Alex Ross, music critic for the New Yorker, is the recipient of numerous awards for his work, including an Arts and Letters Award from the American Academy of Arts and Letters, the Belmont Prize in Germany and a MacArthur Fellowship. The Rest is Noise was his first book and garnered huge critical acclaim and a number of awards, including the Guardian First Book Award and the National Book Critics Circle Award. He is also the author of Listen to This.

“GRIMES! GRIMES!”

The Passion of Benjamin Britten

From The Rest Is Noise by Alex Ross

Contents

Aldeburgh is a windswept fishing town on the east coast of the British Isles. “A bleak little place; not beautiful,” the novelist E. M. Forster called it. He went on: “It huddles around a flint-towered church and sprawls down to the North Sea—and what a wallop the sea makes as it pounds at the shingle! Near by is a quay, at the side of an estuary, and here the scenery becomes melancholy and flat; expanses of mud, saltish commons, the marsh-birds crying. ”

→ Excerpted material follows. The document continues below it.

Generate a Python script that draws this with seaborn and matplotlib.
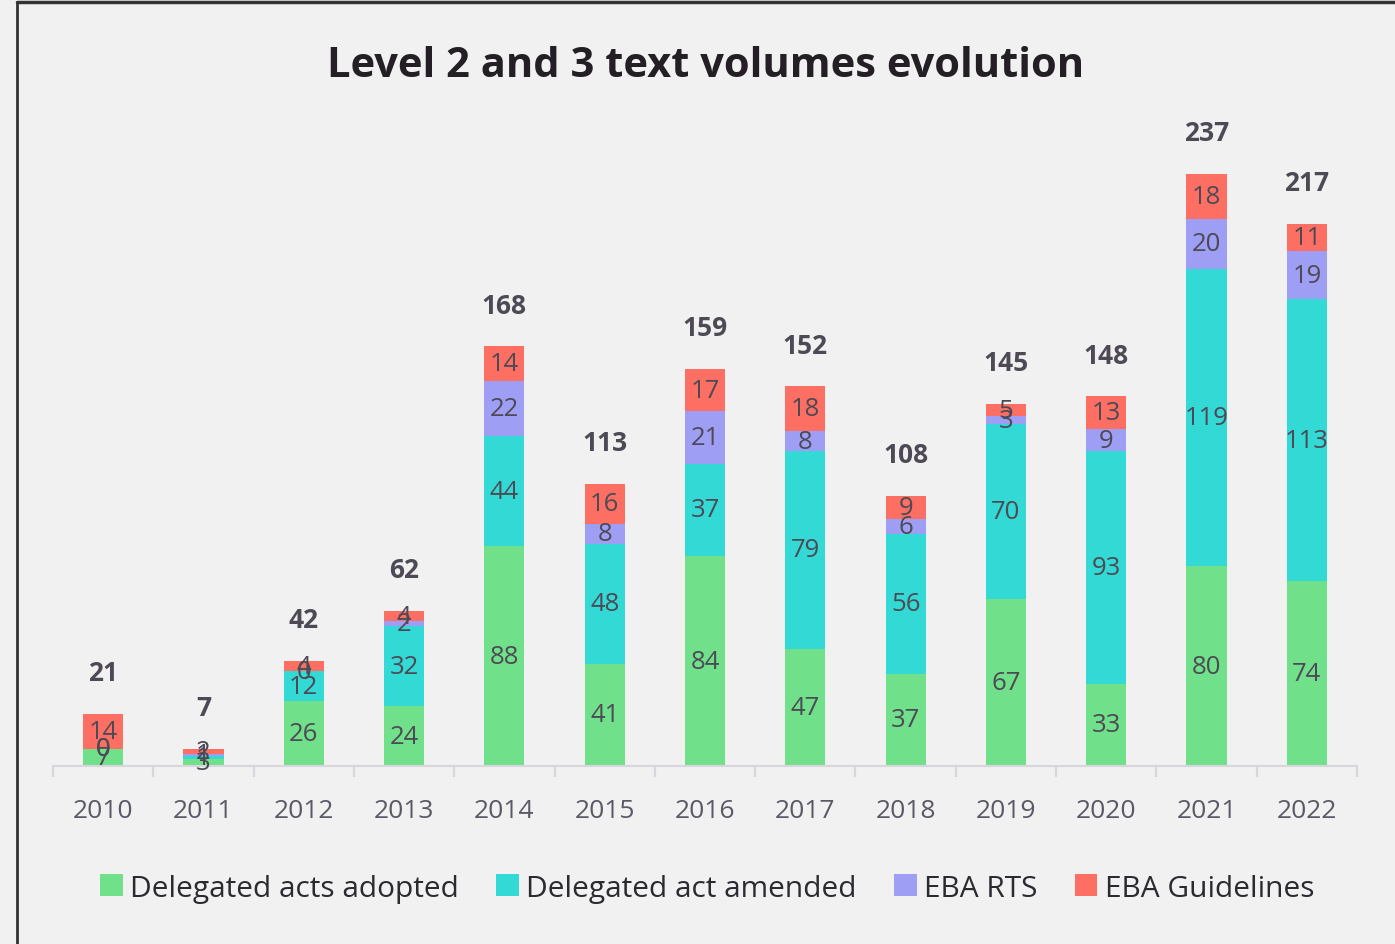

Some decades later, the great German writer W. G. Sebald fell even more deeply in love with the oblique charms of Aldeburgh and neighboring villages, and devoted his book The Rings of Saturn to the geography and history of the region. “I had not a single thought in my head,” Sebald wrote, describing one of his walks across the flats.

“With each step that I took, the emptiness within and the emptiness without grew ever greater and the silence more profound . . . I imagined myself amidst the remains of our own civilization after its extinction in some future catastrophe. ”

There are ruins all around Aldeburgh. At Dunwich, a few miles up the coast from Aldeburgh, an entire medieval town has slid into the sea. Around Orford, to the south, the landscape is dotted with relics of two world wars and the Cold War that followed—gun em-placements, designed to impede a Nazi invasion that never came; radar masts, employing the technology invented by researchers in nearby Bawdsey Manor; Atomic Weapons Establishment facilities, looking like skeletons of palaces. When the weather changes, these wide-open vistas of sea and sky, with their stone and metal memories of the past, can have a somewhat terrifying effect. A mass of black cloud rears up behind a sunlit scene; the sea turns a dull, menacing green; an abandoned house groans in the wind. Then, in the next second, the light changes. The water assumes an iridescent color, as if lit from within. Anonymous jewels sparkle in the beach. The sun appears under the ceiling of cloud and floods the world.